JOB -
Identify the lines bearing the string "that" and gather them.

-- START --

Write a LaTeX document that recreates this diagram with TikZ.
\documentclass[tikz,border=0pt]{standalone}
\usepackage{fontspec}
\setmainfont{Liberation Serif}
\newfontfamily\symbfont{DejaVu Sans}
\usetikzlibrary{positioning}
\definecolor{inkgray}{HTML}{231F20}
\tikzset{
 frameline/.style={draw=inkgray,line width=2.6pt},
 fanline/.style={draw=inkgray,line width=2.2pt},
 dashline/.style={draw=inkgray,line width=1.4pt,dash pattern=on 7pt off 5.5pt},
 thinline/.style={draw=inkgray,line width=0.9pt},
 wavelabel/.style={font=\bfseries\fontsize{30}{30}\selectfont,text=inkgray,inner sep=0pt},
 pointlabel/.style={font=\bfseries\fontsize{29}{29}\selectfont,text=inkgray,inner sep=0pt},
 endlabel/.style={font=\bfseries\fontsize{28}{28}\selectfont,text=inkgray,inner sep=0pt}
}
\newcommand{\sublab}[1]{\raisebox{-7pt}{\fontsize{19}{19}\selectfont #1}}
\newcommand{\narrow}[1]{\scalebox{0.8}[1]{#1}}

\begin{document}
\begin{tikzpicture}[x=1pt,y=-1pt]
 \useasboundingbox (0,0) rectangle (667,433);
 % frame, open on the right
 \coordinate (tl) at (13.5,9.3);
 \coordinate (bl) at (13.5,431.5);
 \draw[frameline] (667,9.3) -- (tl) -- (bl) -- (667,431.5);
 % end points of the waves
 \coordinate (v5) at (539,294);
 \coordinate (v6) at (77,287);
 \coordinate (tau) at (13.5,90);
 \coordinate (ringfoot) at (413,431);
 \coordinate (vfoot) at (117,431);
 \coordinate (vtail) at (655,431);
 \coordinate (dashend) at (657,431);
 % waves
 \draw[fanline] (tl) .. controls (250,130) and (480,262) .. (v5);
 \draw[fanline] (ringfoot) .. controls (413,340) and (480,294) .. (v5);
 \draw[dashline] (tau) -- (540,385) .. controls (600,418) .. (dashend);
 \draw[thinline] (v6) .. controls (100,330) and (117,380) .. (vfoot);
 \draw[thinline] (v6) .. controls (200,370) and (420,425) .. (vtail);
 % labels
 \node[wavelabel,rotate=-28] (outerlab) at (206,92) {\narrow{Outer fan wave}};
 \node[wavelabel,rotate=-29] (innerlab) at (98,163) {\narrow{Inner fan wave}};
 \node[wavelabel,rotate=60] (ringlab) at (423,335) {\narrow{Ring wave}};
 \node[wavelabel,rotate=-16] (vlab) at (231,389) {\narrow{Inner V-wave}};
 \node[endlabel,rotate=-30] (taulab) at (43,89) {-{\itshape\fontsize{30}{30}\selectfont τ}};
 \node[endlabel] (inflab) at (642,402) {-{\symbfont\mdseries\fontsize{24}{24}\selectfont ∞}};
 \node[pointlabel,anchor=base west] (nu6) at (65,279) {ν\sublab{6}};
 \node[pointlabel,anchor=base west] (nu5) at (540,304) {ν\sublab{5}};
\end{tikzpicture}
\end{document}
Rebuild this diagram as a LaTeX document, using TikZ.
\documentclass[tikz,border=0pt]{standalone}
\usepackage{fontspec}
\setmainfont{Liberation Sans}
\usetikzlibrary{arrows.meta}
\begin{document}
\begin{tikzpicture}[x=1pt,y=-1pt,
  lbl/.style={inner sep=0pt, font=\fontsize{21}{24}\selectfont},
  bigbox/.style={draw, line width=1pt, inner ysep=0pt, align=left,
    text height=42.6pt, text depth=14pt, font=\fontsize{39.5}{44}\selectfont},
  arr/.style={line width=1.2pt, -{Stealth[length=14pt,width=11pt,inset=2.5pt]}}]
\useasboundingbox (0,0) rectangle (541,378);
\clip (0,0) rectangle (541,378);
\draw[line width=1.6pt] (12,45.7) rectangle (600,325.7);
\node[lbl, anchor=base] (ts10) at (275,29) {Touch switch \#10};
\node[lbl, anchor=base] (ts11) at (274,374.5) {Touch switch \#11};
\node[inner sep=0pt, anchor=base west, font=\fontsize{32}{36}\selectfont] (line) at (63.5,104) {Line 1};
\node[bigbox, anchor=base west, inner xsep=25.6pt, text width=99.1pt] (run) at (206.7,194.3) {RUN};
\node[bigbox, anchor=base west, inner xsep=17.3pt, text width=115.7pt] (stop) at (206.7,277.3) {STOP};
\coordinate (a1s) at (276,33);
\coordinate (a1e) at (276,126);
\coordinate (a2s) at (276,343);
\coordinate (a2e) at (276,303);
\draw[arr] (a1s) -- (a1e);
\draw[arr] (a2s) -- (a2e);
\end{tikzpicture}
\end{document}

-- END --
-- START --

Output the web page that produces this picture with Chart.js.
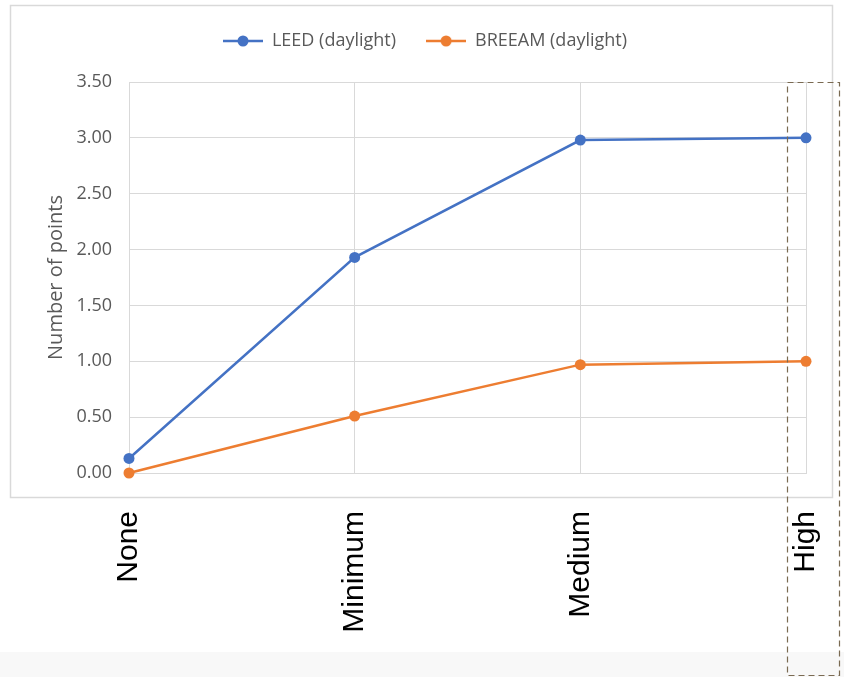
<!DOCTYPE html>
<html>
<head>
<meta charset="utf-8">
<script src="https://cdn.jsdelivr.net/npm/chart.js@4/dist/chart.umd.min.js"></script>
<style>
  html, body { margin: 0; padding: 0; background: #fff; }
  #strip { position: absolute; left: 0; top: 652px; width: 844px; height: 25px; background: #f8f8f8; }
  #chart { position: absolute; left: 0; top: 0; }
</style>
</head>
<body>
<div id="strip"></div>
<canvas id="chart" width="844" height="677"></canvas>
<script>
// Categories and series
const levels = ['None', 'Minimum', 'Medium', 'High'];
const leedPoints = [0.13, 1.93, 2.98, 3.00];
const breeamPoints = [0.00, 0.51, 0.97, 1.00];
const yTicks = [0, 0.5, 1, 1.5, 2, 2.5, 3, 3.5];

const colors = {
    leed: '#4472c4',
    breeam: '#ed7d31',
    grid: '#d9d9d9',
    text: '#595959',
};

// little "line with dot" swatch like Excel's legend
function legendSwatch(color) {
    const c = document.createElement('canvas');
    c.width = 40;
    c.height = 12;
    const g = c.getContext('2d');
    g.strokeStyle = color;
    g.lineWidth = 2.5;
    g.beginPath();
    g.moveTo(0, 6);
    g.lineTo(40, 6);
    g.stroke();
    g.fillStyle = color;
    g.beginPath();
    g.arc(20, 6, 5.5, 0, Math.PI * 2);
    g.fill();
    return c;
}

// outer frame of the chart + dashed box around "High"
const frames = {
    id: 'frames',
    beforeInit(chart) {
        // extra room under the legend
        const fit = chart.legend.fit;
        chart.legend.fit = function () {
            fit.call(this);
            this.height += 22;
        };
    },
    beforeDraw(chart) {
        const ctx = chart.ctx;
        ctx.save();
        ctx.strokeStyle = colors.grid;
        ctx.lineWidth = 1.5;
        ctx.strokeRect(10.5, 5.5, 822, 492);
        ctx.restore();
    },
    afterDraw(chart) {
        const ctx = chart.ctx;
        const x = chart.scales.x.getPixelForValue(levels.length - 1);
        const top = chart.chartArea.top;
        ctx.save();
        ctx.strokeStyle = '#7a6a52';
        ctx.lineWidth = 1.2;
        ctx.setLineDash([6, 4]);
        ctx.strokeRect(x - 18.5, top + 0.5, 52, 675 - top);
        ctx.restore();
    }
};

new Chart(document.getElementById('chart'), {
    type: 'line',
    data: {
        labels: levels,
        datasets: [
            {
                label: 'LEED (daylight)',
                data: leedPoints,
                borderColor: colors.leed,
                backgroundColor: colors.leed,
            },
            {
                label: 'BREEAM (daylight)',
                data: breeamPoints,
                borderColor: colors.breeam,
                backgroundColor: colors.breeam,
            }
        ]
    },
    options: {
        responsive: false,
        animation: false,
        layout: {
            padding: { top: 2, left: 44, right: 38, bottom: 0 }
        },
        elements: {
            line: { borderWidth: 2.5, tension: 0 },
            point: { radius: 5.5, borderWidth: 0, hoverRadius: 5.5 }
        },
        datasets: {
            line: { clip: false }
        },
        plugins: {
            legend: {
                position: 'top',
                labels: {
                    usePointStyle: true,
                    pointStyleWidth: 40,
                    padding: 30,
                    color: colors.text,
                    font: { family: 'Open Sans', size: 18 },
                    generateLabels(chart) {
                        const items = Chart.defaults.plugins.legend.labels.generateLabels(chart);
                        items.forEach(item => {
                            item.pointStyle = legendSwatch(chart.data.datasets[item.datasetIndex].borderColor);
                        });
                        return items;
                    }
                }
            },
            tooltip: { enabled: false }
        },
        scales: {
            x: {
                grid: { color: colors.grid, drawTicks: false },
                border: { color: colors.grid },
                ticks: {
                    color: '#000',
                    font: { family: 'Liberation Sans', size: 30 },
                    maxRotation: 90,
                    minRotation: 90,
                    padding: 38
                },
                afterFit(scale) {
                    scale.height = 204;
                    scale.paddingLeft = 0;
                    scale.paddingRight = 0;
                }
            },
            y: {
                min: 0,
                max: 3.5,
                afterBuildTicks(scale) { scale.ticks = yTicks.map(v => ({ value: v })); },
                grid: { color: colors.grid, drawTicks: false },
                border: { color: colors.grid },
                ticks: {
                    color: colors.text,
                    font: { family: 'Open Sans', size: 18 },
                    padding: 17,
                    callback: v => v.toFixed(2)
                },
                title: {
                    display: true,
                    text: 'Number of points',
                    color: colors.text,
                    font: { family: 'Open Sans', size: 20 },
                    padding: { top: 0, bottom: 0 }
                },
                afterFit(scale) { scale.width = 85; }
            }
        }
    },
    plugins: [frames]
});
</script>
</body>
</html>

-- END --

RESPONSE BELOW -
Write a LaTeX document that recreates this diagram with TikZ.
Output the web page that produces this picture with Chart.js.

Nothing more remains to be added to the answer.